La Protectrice du citoyen a fait du bon boulot. Son rapport sur la crise québécoise de la listériose est, de loin, le bilan le plus complet qui ait été publié sur ce lamentable épisode. Serons-nous assez intelligents pour en intégrer les leçons?

Ça ne fait pas plaisir au secteur des fromages artisanaux, mais Raymonde Saint-Germain est catégorique. La spectaculaire descente du ministère de l'Agriculture (MAPAQ) était justifiée. La destruction des 27 000 kg de fromage saisis dans plus de 300 commerces aussi. Le nombre de cas de listériose augmentait rapidement et l'éclosion était hors de contrôle. Il fallait que le public arrête d'acheter des aliments potentiellement contaminés.

 

Cela dit, le MAPAQ a commis sa part d'erreurs. Pendant les premières semaines qui ont suivi l'annonce de l'éclosion, le ministère a identifié publiquement deux fromageries dont des produits avaient été trouvés porteurs de la bactérie Listeria monocytogenes. Sauf qu'on s'est basé uniquement sur des morceaux coupés en magasin, sans avoir vérifié si les meules intactes étaient contaminées. On saura plus tard qu'elles ne l'étaient pas, pas plus que les usines qui les avaient produites. Le problème ne venait donc pas des fabricants de ces fromages, mais de la contamination croisée avec d'autres produits en magasin. En plus de ternir la réputation de deux entreprises qui n'avaient rien à se reprocher, on a privé le public d'une information importante. Car en présence de contamination croisée, tous les autres fromages coupés dans les mêmes commerces étaient potentiellement dangereux.

Il faut, comme le recommande Mme Saint-Germain, compenser ces deux artisans pour le préjudice qu'ils ont subi. Le ministre Lessard s'y est catégoriquement refusé hier, sous prétexte que le MAPAQ n'est pas à l'origine de la bactérie. Quelle absurdité! Ce n'est quand même pas la bactérie qui a diffusé les communiqués de presse incriminant à tort les deux fabricants! Que Québec paye pour les torts qu'il a causés: ça l'incitera peut-être à plus de doigté à l'avenir...

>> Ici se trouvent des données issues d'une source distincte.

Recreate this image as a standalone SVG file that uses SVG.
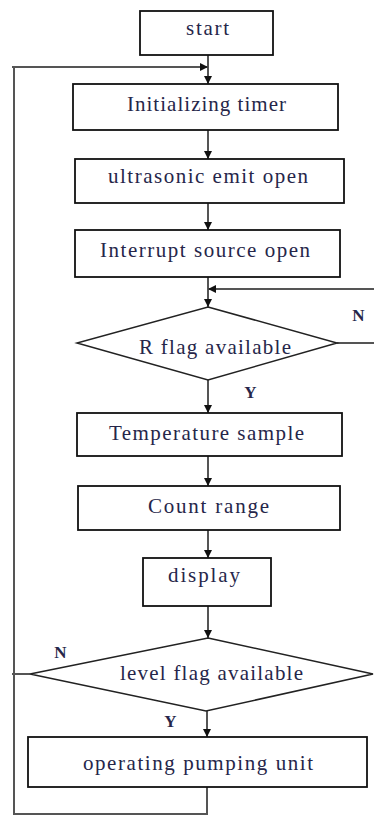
<svg xmlns="http://www.w3.org/2000/svg" width="374" height="816" viewBox="0 0 374 816">
<style>
.box{fill:#fff;stroke:#111;stroke-width:1.8}
.dia{fill:#fff;stroke:#222;stroke-width:1.5}
.t{font-family:"Liberation Serif","Times New Roman",serif;font-size:21px;fill:#26264a;text-anchor:middle}
.lbl{font-family:"Liberation Serif","Times New Roman",serif;font-size:17px;font-weight:bold;fill:#26264a;text-anchor:middle}
.c{fill:none;stroke:#555;stroke-width:2}
</style>
<defs>
<marker id="ah" viewBox="0 0 10 10" refX="10" refY="5" markerWidth="4" markerHeight="4" orient="auto" markerUnits="strokeWidth">
<path d="M0,0 L10,5 L0,10 z" fill="#111"/>
</marker>
</defs>
<g id="connectors">
<path class="c" d="M208,55 V84" marker-end="url(#ah)"/>
<path class="c" d="M208,130 V159" marker-end="url(#ah)"/>
<path class="c" d="M208,203 V230" marker-end="url(#ah)"/>
<path class="c" d="M208,277 V307" marker-end="url(#ah)"/>
<path class="c" d="M208,380 V413" marker-end="url(#ah)"/>
<path class="c" d="M208,456 V486" marker-end="url(#ah)"/>
<path class="c" d="M208,530 V558" marker-end="url(#ah)"/>
<path class="c" d="M208,606 V638" marker-end="url(#ah)"/>
<path class="c" d="M207,711 V737" marker-end="url(#ah)"/>
<path class="c" d="M207,787 V814 H14 V67 H12 M14,67 H208" marker-end="url(#ah)"/>
<path class="c" d="M30,674 H12"/>
<path class="c" d="M337,343 H376 V289 H208" marker-end="url(#ah)"/>
</g>
<g id="start"><rect class="box" x="140" y="11" width="133" height="44"/><text class="t" x="207.5" y="35" textLength="43" lengthAdjust="spacing">start</text></g>
<g id="init"><rect class="box" x="73" y="84" width="265" height="46"/><text class="t" x="206.5" y="111" textLength="159" lengthAdjust="spacing">Initializing  timer</text></g>
<g id="ultra"><rect class="box" x="75" y="159" width="269" height="44"/><text class="t" x="208" y="183" textLength="200" lengthAdjust="spacing">ultrasonic emit open</text></g>
<g id="interrupt"><rect class="box" x="75" y="230" width="265" height="47"/><text class="t" x="205" y="257" textLength="210" lengthAdjust="spacing">Interrupt source open</text></g>
<g id="rflag"><polygon class="dia" points="208,307 337,343 208,380 77,343"/><text class="t" x="215" y="354" textLength="152" lengthAdjust="spacing">R flag available</text></g>
<g id="temp"><rect class="box" x="77" y="413" width="265" height="43"/><text class="t" x="206.5" y="440" textLength="195" lengthAdjust="spacing">Temperature sample</text></g>
<g id="count"><rect class="box" x="78" y="486" width="262" height="44"/><text class="t" x="208.5" y="513" textLength="121" lengthAdjust="spacing">Count range</text></g>
<g id="display"><rect class="box" x="143" y="558" width="128" height="48"/><text class="t" x="204" y="582" textLength="72" lengthAdjust="spacing">display</text></g>
<g id="level"><polygon class="dia" points="208,638 373,674 206,711 30,674"/><text class="t" x="211.5" y="680" textLength="183" lengthAdjust="spacing">level flag available</text></g>
<g id="pump"><rect class="box" x="28" y="737" width="339" height="50"/><text class="t" x="198" y="770" textLength="230" lengthAdjust="spacing">operating pumping unit</text></g>
<g id="labels">
<text class="lbl" x="358.5" y="321">N</text>
<text class="lbl" x="250.5" y="398">Y</text>
<text class="lbl" x="60.5" y="658">N</text>
<text class="lbl" x="170.5" y="727">Y</text>
</g>
</svg>
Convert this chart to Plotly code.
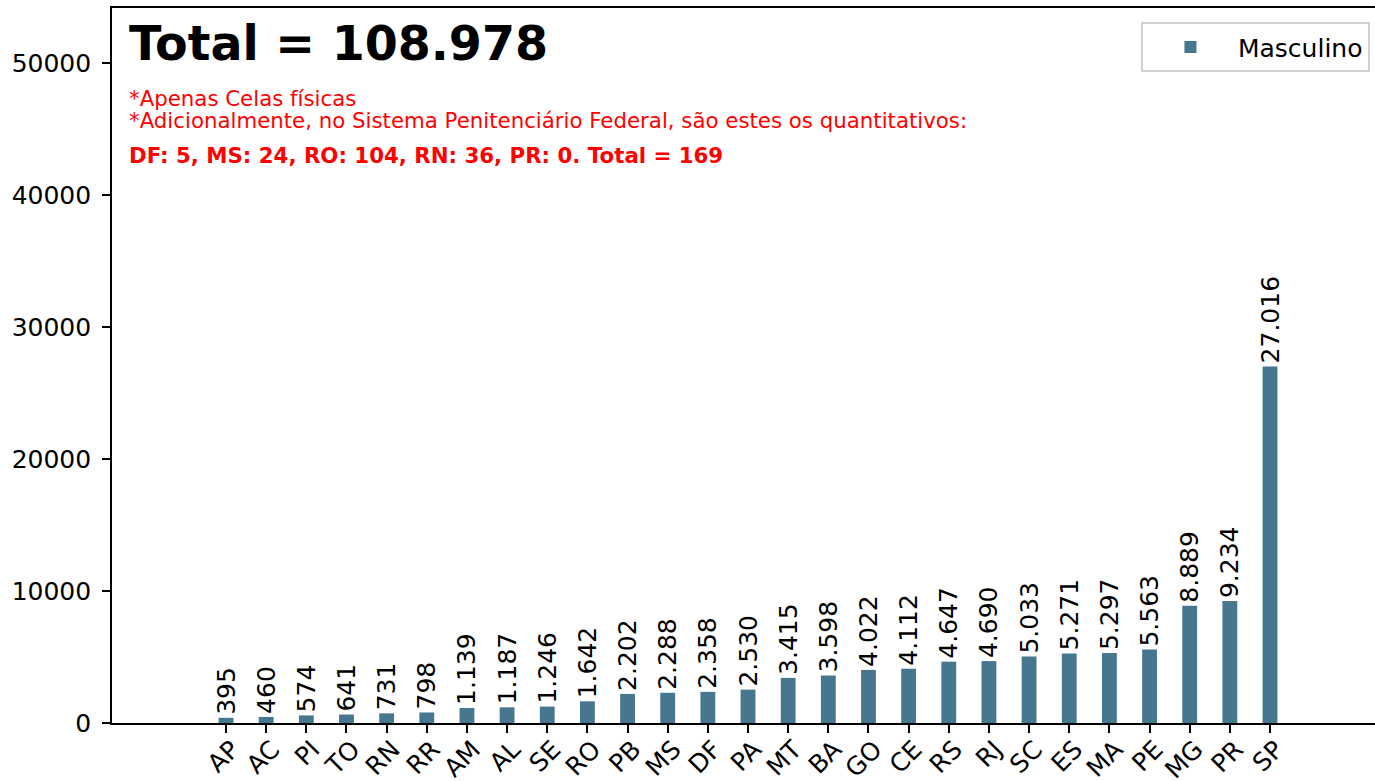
import plotly.graph_objects as go

estados = ["AP", "AC", "PI", "TO", "RN", "RR", "AM", "AL", "SE", "RO", "PB", "MS", "DF",
           "PA", "MT", "BA", "GO", "CE", "RS", "RJ", "SC", "ES", "MA", "PE", "MG", "PR", "SP"]
masculino = [395, 460, 574, 641, 731, 798, 1139, 1187, 1246, 1642, 2202, 2288, 2358,
             2530, 3415, 3598, 4022, 4112, 4647, 4690, 5033, 5271, 5297, 5563, 8889, 9234, 27016]
y_ticks = [0, 10000, 20000, 30000, 40000, 50000]

nota1 = "*Apenas Celas físicas"
nota2 = "*Adicionalmente, no Sistema Penitenciário Federal, são estes os quantitativos:"
nota3 = "DF: 5, MS: 24, RO: 104, RN: 36, PR: 0. Total = 169"


def fmt(v):
    return f"{v:,}".replace(",", ".")


total = sum(masculino)
FONT = "DejaVu Sans"
COR = "#46778f"

fig = go.Figure()
fig.add_trace(go.Bar(
    x=estados, y=masculino, name="Masculino",
    marker=dict(color=COR, line=dict(width=0)),
    width=0.37,
    text=[fmt(v) for v in masculino],
    textposition="outside", textangle=-90,
    constraintext="none", cliponaxis=False,
    textfont=dict(family=FONT, size=25, color="black"),
))

fig.update_layout(
    width=1375, height=781,
    margin=dict(l=112, r=0, t=8, b=58, autoexpand=False),
    plot_bgcolor="white", paper_bgcolor="white",
    font=dict(family=FONT, size=25, color="black"),
    showlegend=True,
    legend=dict(
        x=0.996, y=0.980, xanchor="right", yanchor="top",
        bgcolor="white", bordercolor="#d0d0d0", borderwidth=2,
        font=dict(family=FONT, size=25),
        itemwidth=85,
    ),
    xaxis=dict(
        range=[-2.84, 28.615],
        showline=True, linecolor="black", linewidth=1.6, mirror=True,
        ticks="outside", ticklen=8, tickwidth=1.6, tickcolor="black",
        tickangle=-45, showgrid=False, zeroline=False,
        ticklabelstandoff=-8, ticklabelshift=6,
        tickfont=dict(family=FONT, size=25),
    ),
    yaxis=dict(
        range=[0, 54170],
        tickvals=y_ticks, ticktext=[str(t) for t in y_ticks],
        showline=True, linecolor="black", linewidth=1.6,
        ticks="outside", ticklen=8, tickwidth=1.6, tickcolor="black",
        showgrid=False, zeroline=False,
        ticklabelstandoff=6,
        tickfont=dict(family=FONT, size=25),
    ),
)

fig.add_annotation(
    xref="x domain", yref="y domain", x=0.012, y=0.9497,
    xanchor="left", yanchor="middle", showarrow=False,
    text="<b>Total = " + fmt(total) + "</b>",
    font=dict(family=FONT, size=47.5, color="black"),
)
fig.add_annotation(
    xref="x domain", yref="y domain", x=0.012, y=0.874,
    xanchor="left", yanchor="middle", showarrow=False,
    text=nota1, font=dict(family=FONT, size=21.3, color="red"),
)
fig.add_annotation(
    xref="x domain", yref="y domain", x=0.012, y=0.842,
    xanchor="left", yanchor="middle", showarrow=False,
    text=nota2, font=dict(family=FONT, size=21.3, color="red"),
)
fig.add_annotation(
    xref="x domain", yref="y domain", x=0.012, y=0.7944,
    xanchor="left", yanchor="middle", showarrow=False,
    text="<b>" + nota3 + "</b>", font=dict(family=FONT, size=21.3, color="red"),
)

fig.write_html(
    "out.html",
    config={"displayModeBar": False},
    post_script="document.body.style.margin='0';document.body.style.overflow='hidden';",
)
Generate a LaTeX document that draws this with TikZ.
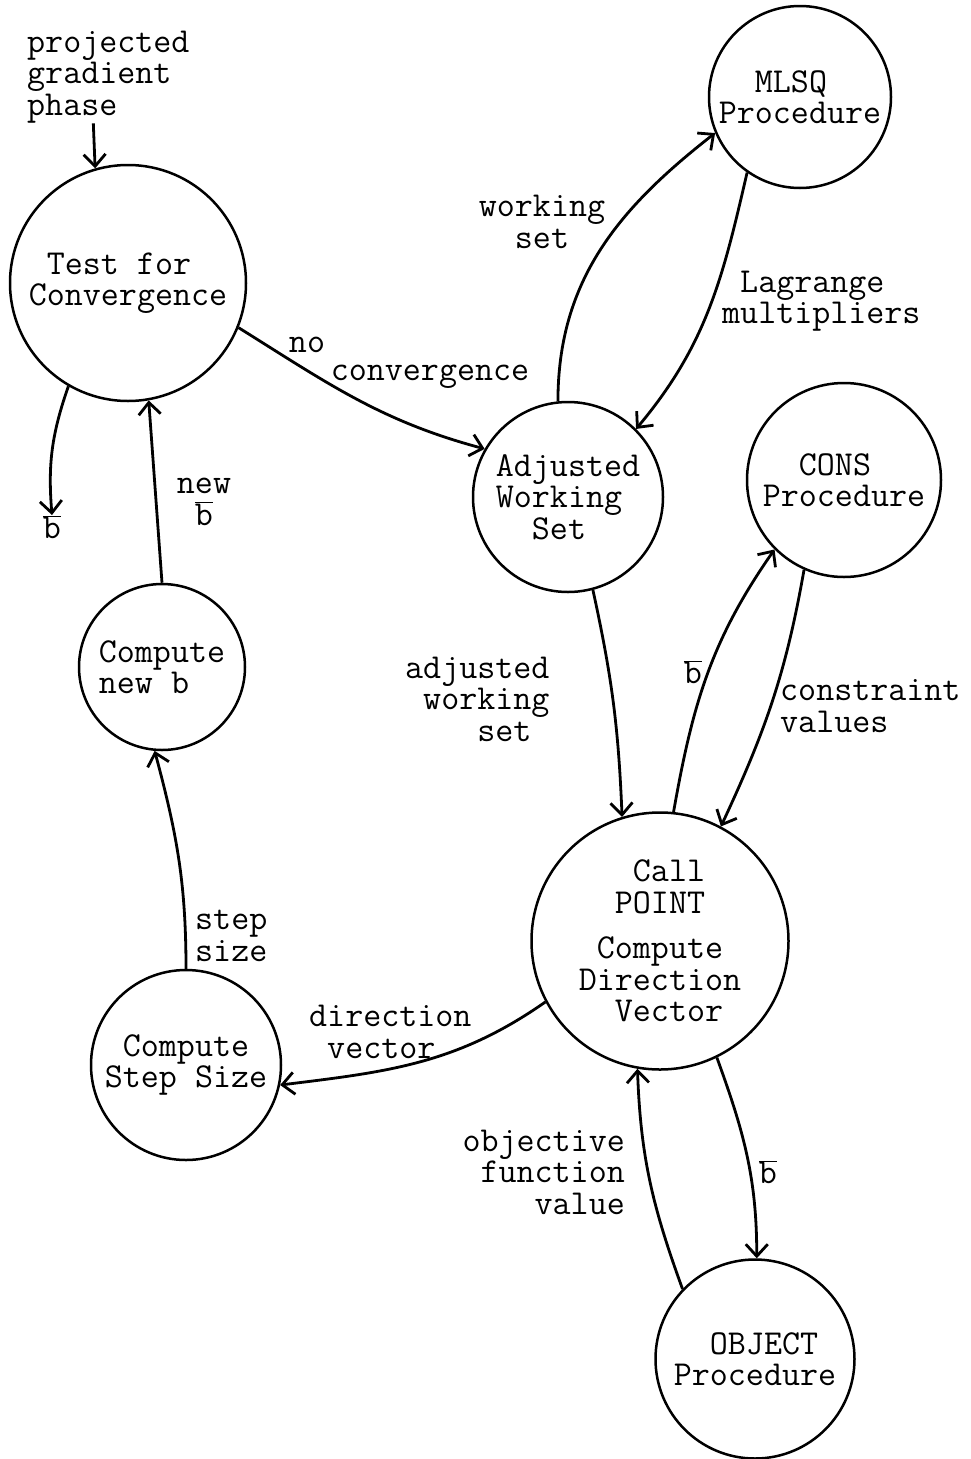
\documentclass[tikz,border=0pt]{standalone}
\usepackage{tikz}
\usetikzlibrary{arrows.meta}
\newcommand{\bbar}{\ensuremath{\overline{\mbox{b}}}}

\begin{document}
\begin{tikzpicture}[x=1pt,y=1pt,
  >={Straight Barb[length=12pt,width=22pt]},
  every node/.style={font=\fontsize{35}{31.5}\selectfont\ttfamily, inner sep=0pt},
  proc/.style={draw, circle, line width=2.5pt, align=left},
  flow/.style={->, line width=2.8pt}]
  \useasboundingbox (0,0) rectangle (971,-1459);

  % procedures
  \node[proc, minimum size=236pt] (test) at (128,-283) {\phantom{x}Test for\\Convergence};
  \node[proc, minimum size=182pt] (mlsq) at (800,-97) {\phantom{xx}MLSQ\\Procedure};
  \node[proc, minimum size=190pt] (adj) at (568,-497) {Adjusted\\Working\\\phantom{xx}Set};
  \node[proc, minimum size=194pt] (cons) at (844,-480) {\phantom{xx}CONS\\Procedure};
  \node[proc, minimum size=257pt] (point) at (660,-941) {\phantom{xxx}Call\\\phantom{xx}POINT\\[14pt]\phantom{x}Compute\\Direction\\\phantom{xx}Vector};
  \node[proc, minimum size=166pt] (newb) at (162,-667) {Compute\\new b};
  \node[proc, minimum size=190pt] (step) at (186,-1065) {\phantom{x}Compute\\Step Size};
  \node[proc, minimum size=199pt] (object) at (755,-1359) {\phantom{xx}OBJECT\\Procedure};

  % labels
  \node[anchor=west, align=left] (proj) at (27,-77) {projected\\gradient\\phase};
  \node (bout) at (52,-527) {\bbar};
  \node[align=center] (newlbl) at (204,-502) {new\\\bbar};
  \node (nolbl) at (307,-345) {no};
  \node (convlbl) at (430,-377) {convergence};
  \node[align=center] (wslbl) at (542,-222) {working\\set};
  \node[anchor=west, align=left] (lmlbl) at (722,-301) {\phantom{x}Lagrange\\multipliers};
  \node[anchor=west, align=left] (awslbl) at (405,-699) {adjusted\\\phantom{x}working\\\phantom{xxxx}set};
  \node (bcons) at (693,-672) {\bbar};
  \node[anchor=west, align=left] (cvlbl) at (780,-706) {constraint\\values};
  \node[anchor=west, align=left] (sslbl) at (195,-936) {step\\size};
  \node[anchor=west, align=left] (dvlbl) at (309,-1032) {direction\\\phantom{x}vector};
  \node[anchor=east, align=right] (ofvlbl) at (625,-1172) {objective\\function\\value};
  \node (bobj) at (768,-1172) {\bbar};

  % data flows
  \draw[flow] ([xshift=-15pt]proj.south) -- (test.106);
  \draw[flow] (test.240) to[bend right=12] (bout.north);
  \draw[flow] (newb.north) -- (test.280);
  \draw[flow] (test.338) to[out=-32,in=165] (adj.150);
  \draw[flow] (adj.96) to[out=90,in=218] (mlsq.203);
  \draw[flow] (mlsq.235) to[out=-103,in=50] (adj.45);
  \draw[flow] (adj.285) to[bend left=5] (point.107);
  \draw[flow] (point.84) to[out=80,in=235] (cons.225);
  \draw[flow] (cons.246) to[out=-100,in=65] (point.62);
  \draw[flow] (point.208) to[out=-145,in=7] (step.348);
  \draw[flow] (step.90) to[out=90,in=-75] (newb.265);
  \draw[flow] (object.136) to[out=110,in=-88] (point.260);
  \draw[flow] (point.296) to[out=-70,in=90] (object.89);
\end{tikzpicture}
\end{document}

La protectrice demande aussi au ministère de la Santé d'améliorer la prévention auprès des groupes à risque. On ne saurait trop insister sur cette recommandation. Sur les 38 cas de listériose rencensés lors de cette crise, près des deux tiers étaient des femmes enceintes, des nouveau-nés ou des personnes de plus de 75 ans. Les décès? Deux victimes de plus de 70 ans, deux enfants morts-nés et un décès néo-natal précoce. Autant de gens qui auraient dû se tenir loin du fromage de lait cru... et des viandes froides comme celles de Maple Leaf. Parce que ce sont des aliments plus susceptibles d'être porteurs de la fâcheuse bactérie L. monocytogenes, à laquelle ils sont très vulnérables. Comme toutes les personnes dont le système immunitaire est affaibli, d'ailleurs. Le savent-elles? On peut en douter. Cette information est très mal diffusée. Il faut que ça change, car la listéria est une bactérie omniprésente dans l'environnement, qu'aucun contrôle ne parviendra jamais à éliminer de la chaîne alimentaire. La prévention commence en usine, mais elle doit se poursuivre dans les cuisines.